Dr. Pimenta
A lei da ficha limpa continua dando margem a interpretações contraditórias. Por isso mesmo, identificam-se posições extremadas, quer da parte dos que a apoiam, quer dos que a rejeitam. Os primeiros mal escondem seu desdém pelo estado de direito e as consequências que o acompanham. Desse modo, reclamam, sempre que um magistrado sentencia favoravelmente ao candidato que se pretendia ver fora da disputa. Os que repudiam a lei simplesmente invocam princípios alheios ao direito eleitoral, talvez em grande medida por absoluta ignorância jurídica. Sem contar, é claro, com os interesses de que são portadores.
Por mais que nos desagrade e pareça lesivo à democracia, não podem os magistrados ser tolhidos do direito de interpretar a norma da maneira que lhes parecer justa e correspondente ao que está nos autos. Nem lhes pode ser exigida decisão que extrapole o requerimento da parte. É o que se conhece como decisão extra petita, a que vai além do que foi pedido.
Se é compreensível a impaciência do eleitorado brasileiro, tantas as fraudes a que está sujeito, não o é sacrificar prerrogativas do Poder Judiciário. Este, no chamado estado de direito, tem papel talvez mais importante que qualquer dos demais poderes constituídos. Afinal, é lá a instância onde serão resolvidos os conflitos, individuais ou coletivos, públicos ou privados. Mesmo os que se estabelecem entre os outros dois poderes. O contrário seria regime de arbítrio, de que a experiência manda afastarmo-nos o mais que for possível.
Mesmo eventuais desvios cometidos por membros da magistratura não devem afetar o Poder. A cobrança, portanto, deverá buscar a coibição de irregularidades ou a apenação dos que as cometerem. Nesse caso, é à figura do magistrado, não à instituição, que deverá dirigir-se a ira boa do cidadão.
Os que se sentem prejudicados com a lei da ficha limpa querem, a todo custo, caracterizar o impedimento à candidatura como medida penal. A conseqüência é o argumento pueril porque incabível de que a lei não retroage para prejudicar. Compreende-se o interesse de muitos dos barrados das eleições em fugir ao alcance da lei. Afinal, desde quando a imunidade passou a ser vista como impunidade, deter um mandato é providência salvadora.
Não pode ser admitida, porém, é a confusão entre normas do Direito Penal e normas eleitorais. O princípio da irretroatividade da lei diz respeito às normas penais, não à regulamentação do processo eleitoral.
É lição do Direito Penal, cuja fundação é atribuída a um aristocrata italiano: não há pena sem crime; não há crime sem lei (que o tipifique).

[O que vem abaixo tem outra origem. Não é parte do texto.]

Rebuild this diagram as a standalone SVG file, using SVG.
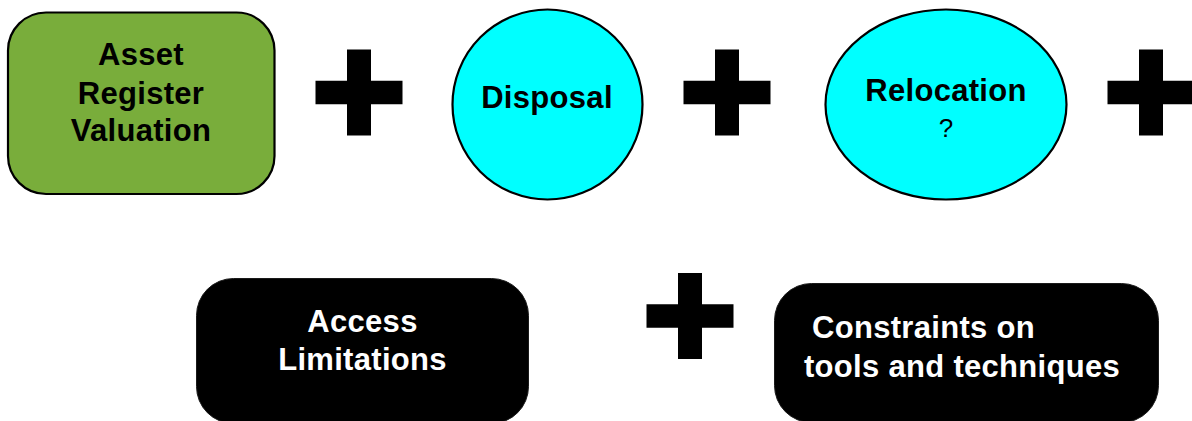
<svg xmlns="http://www.w3.org/2000/svg" xmlns:xlink="http://www.w3.org/1999/xlink" width="1192" height="421" viewBox="0 0 1192 421">
  <style>
    .label { font-family: "Liberation Sans", Arial, Helvetica, sans-serif; font-size: 31px; font-weight: bold; letter-spacing: 0.3px; }
    .dark { fill: #000000; }
    .light { fill: #ffffff; }
    .mid { text-anchor: middle; }
    .outline { stroke: #000000; stroke-width: 2.2; }
    .cyan { fill: #00ffff; }
    .block { fill: #000000; stroke: #1a1a1a; stroke-width: 1; }
  </style>
  <defs>
    <!-- plus sign centred on the origin -->
    <path id="plus" d="M -12 -43 H 12 V -11.75 H 43.5 V 11.75 H 12 V 43 H -12 V 11.75 H -43.5 V -11.75 H -12 Z" fill="#000000"/>
  </defs>

  <rect width="1192" height="421" fill="#ffffff"/>

  <g id="asset-register-valuation">
    <rect x="8" y="12.5" width="266.5" height="181.5" rx="38" ry="38" fill="#79ad3b" class="outline"/>
    <text class="label dark mid" x="141" y="65">Asset</text>
    <text class="label dark mid" x="141" y="103.5">Register</text>
    <text class="label dark mid" x="141" y="141">Valuation</text>
  </g>

  <g id="disposal">
    <ellipse cx="547.5" cy="104.5" rx="95" ry="95" class="cyan outline"/>
    <text class="label dark mid" x="547" y="108">Disposal</text>
  </g>

  <g id="relocation">
    <ellipse cx="946" cy="104.5" rx="120.5" ry="95" class="cyan outline"/>
    <text class="label dark mid" x="946" y="101">Relocation</text>
    <text x="946" y="137" class="mid" font-family="Liberation Sans, Arial, sans-serif" font-size="26" fill="#000000">?</text>
  </g>

  <g id="access-limitations">
    <rect x="196.5" y="278.5" width="332" height="145" rx="37" ry="37" class="block"/>
    <text class="label light mid" x="362.5" y="332">Access</text>
    <text class="label light mid" x="362.5" y="370">Limitations</text>
  </g>

  <g id="constraints-on-tools">
    <rect x="774.5" y="283.5" width="384" height="139" rx="37" ry="37" class="block"/>
    <text class="label light" x="812" y="338">Constraints on</text>
    <text class="label light" x="804" y="377">tools and techniques</text>
  </g>

  <g id="connectors">
    <use xlink:href="#plus" href="#plus" transform="translate(359 92.5)"/>
    <use xlink:href="#plus" href="#plus" transform="translate(727 92.5)"/>
    <use xlink:href="#plus" href="#plus" transform="translate(1151 92.5)"/>
    <use xlink:href="#plus" href="#plus" transform="translate(690 316)"/>
  </g>
</svg>
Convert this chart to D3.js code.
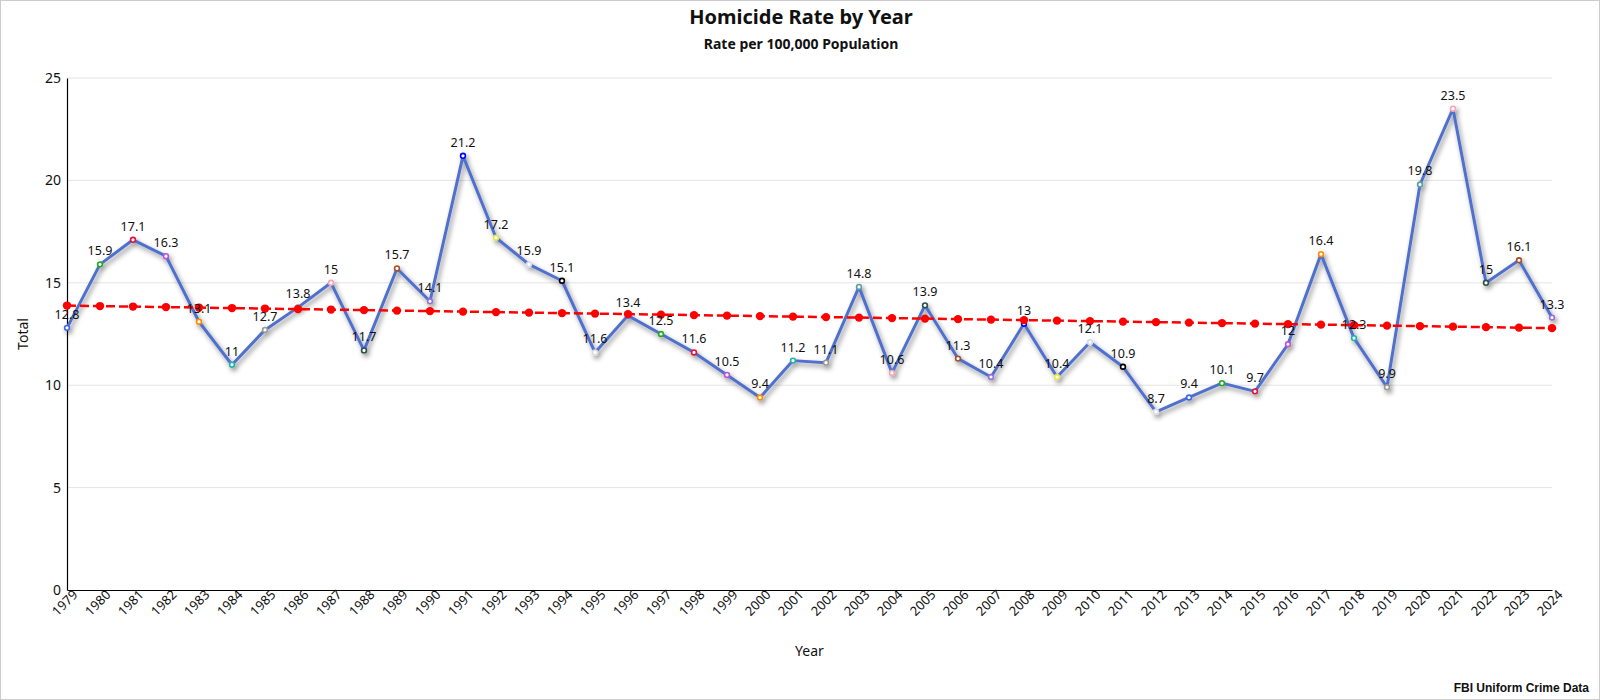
<!DOCTYPE html>
<html>
<head>
<meta charset="utf-8">
<script src="https://cdn.jsdelivr.net/npm/d3@7"></script>
<style>
    html, body { margin: 0; padding: 0; background: #fff; }
    #chart { width: 1598px; height: 698px; border: 1px solid #ccc; }
    text { font-family: "Noto Sans", "Open Sans", sans-serif; fill: #111; }
</style>
</head>
<body>
<div id="chart"></div>
<script>
// Chart data
const years = [1979, 1980, 1981, 1982, 1983, 1984, 1985, 1986, 1987, 1988,
    1989, 1990, 1991, 1992, 1993, 1994, 1995, 1996, 1997, 1998,
    1999, 2000, 2001, 2002, 2003, 2004, 2005, 2006, 2007, 2008,
    2009, 2010, 2011, 2012, 2013, 2014, 2015, 2016, 2017, 2018,
    2019, 2020, 2021, 2022, 2023, 2024];
const rates = [12.8, 15.9, 17.1, 16.3, 13.1, 11, 12.7, 13.8, 15, 11.7,
    15.7, 14.1, 21.2, 17.2, 15.9, 15.1, 11.6, 13.4, 12.5, 11.6,
    10.5, 9.4, 11.2, 11.1, 14.8, 10.6, 13.9, 11.3, 10.4, 13,
    10.4, 12.1, 10.9, 8.7, 9.4, 10.1, 9.7, 12, 16.4, 12.3,
    9.9, 19.8, 23.5, 15, 16.1, 13.3];
const yTicks = [0, 5, 10, 15, 20, 25];

// marker stroke colours, they repeat every 17 points
const markerColors = ['#4169e1', '#22aa22', '#dc143c', '#ba55d3', '#ff8c00', '#20b2aa',
    '#999999', '#5f9ea0', '#f4a6b8', '#2f4f4f', '#a0522d', '#9370db', '#0000ff',
    '#e6e64a', '#d8d8f0', '#000000', '#dddddd'];

const width = 1598, height = 698;
const margin = { top: 77, right: 47, bottom: 109, left: 66 };

const svg = d3.select('#chart').append('svg')
    .attr('width', width)
    .attr('height', height);

const defs = svg.append('defs');
const shadow = defs.append('filter').attr('id', 'shadow')
    .attr('x', '-5%').attr('y', '-5%').attr('width', '110%').attr('height', '115%');
shadow.append('feDropShadow')
    .attr('dx', 2).attr('dy', 3).attr('stdDeviation', 2.5)
    .attr('flood-color', '#000').attr('flood-opacity', 0.45);

const x = d3.scaleLinear()
    .domain([years[0], years[years.length - 1]])
    .range([margin.left, width - margin.right]);
const y = d3.scaleLinear()
    .domain([0, 25])
    .range([height - margin.bottom, margin.top]);

// Titles
svg.append('text')
    .attr('x', 800).attr('y', 23)
    .attr('text-anchor', 'middle')
    .style('font-size', '20px').style('font-weight', 'bold')
    .text('Homicide Rate by Year');
svg.append('text')
    .attr('x', 800).attr('y', 48)
    .attr('text-anchor', 'middle')
    .style('font-size', '14px').style('font-weight', 'bold')
    .text('Rate per 100,000 Population');

// Gridlines
svg.append('g')
    .selectAll('line')
    .data(yTicks.filter(d => d > 0))
    .join('line')
    .attr('x1', x.range()[0]).attr('x2', x.range()[1])
    .attr('y1', d => y(d)).attr('y2', d => y(d))
    .attr('stroke', '#e4e4e4');

// Axes
const yAxis = svg.append('g')
    .attr('transform', `translate(${margin.left},0)`)
    .call(d3.axisLeft(y).tickValues(yTicks).tickSize(0).tickPadding(6));
yAxis.select('.domain').attr('stroke', '#000').attr('stroke-width', 1.2);
yAxis.selectAll('text').style('font-size', '14px').attr('fill', '#111');

const xAxis = svg.append('g')
    .attr('transform', `translate(0,${height - margin.bottom})`)
    .call(d3.axisBottom(x).tickValues(years).tickFormat(d3.format('d')).tickSize(0).tickPadding(4));
xAxis.select('.domain').attr('stroke', '#000').attr('stroke-width', 1.2);
xAxis.selectAll('text')
    .style('font-size', '13px')
    .attr('fill', '#111')
    .attr('text-anchor', 'end')
    .attr('dx', '0.3em')
    .attr('dy', '0.6em')
    .attr('transform', 'rotate(-45)');

// Axis titles
svg.append('text')
    .attr('x', (x.range()[0] + x.range()[1]) / 2).attr('y', 655)
    .attr('text-anchor', 'middle')
    .style('font-size', '14px')
    .text('Year');
svg.append('text')
    .attr('transform', `translate(27,${(y.range()[0] + y.range()[1]) / 2}) rotate(-90)`)
    .attr('text-anchor', 'middle')
    .style('font-size', '14px')
    .text('Total');

// Source note
svg.append('text')
    .attr('x', 1588).attr('y', 691)
    .attr('text-anchor', 'end')
    .style('font-family', '"Liberation Sans", Arial, sans-serif')
    .style('font-size', '12px').style('font-weight', 'bold')
    .text('FBI Uniform Crime Data');

// Main series
const data = years.map((yr, i) => ({ year: yr, value: rates[i], index: i }));
const line = d3.line().x(d => x(d.year)).y(d => y(d.value));

const series = svg.append('g').attr('filter', 'url(#shadow)');
series.append('path')
    .datum(data)
    .attr('d', line)
    .attr('fill', 'none')
    .attr('stroke', '#5070cc')
    .attr('stroke-width', 3)
    .attr('stroke-linejoin', 'round');
series.selectAll('circle')
    .data(data)
    .join('circle')
    .attr('cx', d => x(d.year))
    .attr('cy', d => y(d.value))
    .attr('r', 2.4)
    .attr('fill', '#fff')
    .attr('stroke', d => markerColors[d.index % markerColors.length])
    .attr('stroke-width', 1.6);

// Linear trend (least squares over the series)
const meanX = d3.mean(years), meanY = d3.mean(rates);
const slope = d3.sum(years, (yr, i) => (yr - meanX) * (rates[i] - meanY)) /
    d3.sum(years, yr => (yr - meanX) * (yr - meanX));
const trend = years.map(yr => ({ year: yr, value: meanY + slope * (yr - meanX) }));

const trendG = svg.append('g');
trendG.append('path')
    .datum(trend)
    .attr('d', line)
    .attr('fill', 'none')
    .attr('stroke', '#ff0000')
    .attr('stroke-width', 2.5)
    .attr('stroke-dasharray', '9,4');
trendG.selectAll('circle')
    .data(trend)
    .join('circle')
    .attr('cx', d => x(d.year))
    .attr('cy', d => y(d.value))
    .attr('r', 4.2)
    .attr('fill', '#ff0000');

// Value labels
svg.append('g')
    .selectAll('text')
    .data(data)
    .join('text')
    .attr('x', d => x(d.year))
    .attr('y', d => y(d.value) - 9)
    .attr('text-anchor', 'middle')
    .style('font-size', '12.5px')
    .text(d => d.value);
</script>
</body>
</html>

Isso quer dizer que lei penal posterior à ação agora tida por delituosa não pode arrolar como delinquentes os produtores de ação anterior à vigência da lei. Naquele instante, não havia a regra jurídica tipificadora da conduta, posteriormente, tida como criminosa. Não estava na lei a conduta de que se fala; quem a praticou, portanto, não terá praticado um delito. Se não houve delito, não há que falar em pena. O mesmo não pode se estendido à interpretação da lei eleitoral. Muito menos a exigência de idoneidade dos candidatos é coisa de somenos.
A ocupação dos cargos públicos está sujeita a regras específicas, dependendo das atividades e responsabilidades neles compreendidas. Assim, dos médicos é exigido o diploma de curso superior de Medicina; dos engenheiros, dos advogados, dos odontólogos, dos físicos, dos professores, dos jornalistas, infelizmente, não mais - enfim, de ampla gama de profissionais, exige-se o diploma correspondente.
Fora do serviço público, igualmente, são feitas exigências legais a candidatos a um financiamento, por exemplo. Basta faltar a um dos interessados certidões negativas dos cartórios de registro civil de títulos e documentos, para que ele se veja alijado do processo. Também as instituições privadas se utilizam dos serviços do Serasa e CDL, como forma de avaliar a capacidade de pagamento dos devedores. Diante disso, como amesquinhar o processo eleitoral, fazendo-o menos importante que a compra de uma geladeira?
A lei da ficha limpa foi, inegavelmente, uma conquista da sociedade brasileira. Fazê-la obedecer é tarefa do Poder Judiciário. Nem por isso devem os cidadãos silenciar. Ao contrário, toda atenção que for dada à conduta dos magistrados será pouca. É possível que muitos deles até se sintam prestigiados, quando conseguem ouvir o que Ulysses Guimarães chamava "a voz das ruas".
O ideal é que, nesse pleito que tivemos, embora temos segundo turno para governador em algumas capitais e para o cargo de presidente da República, nós negássemos o nosso voto aos que, no seu próprio entendimento, têm suja sua ficha - sua vida, quem sabe? Tenha certeza de que isso não é tão difícil de se fazer.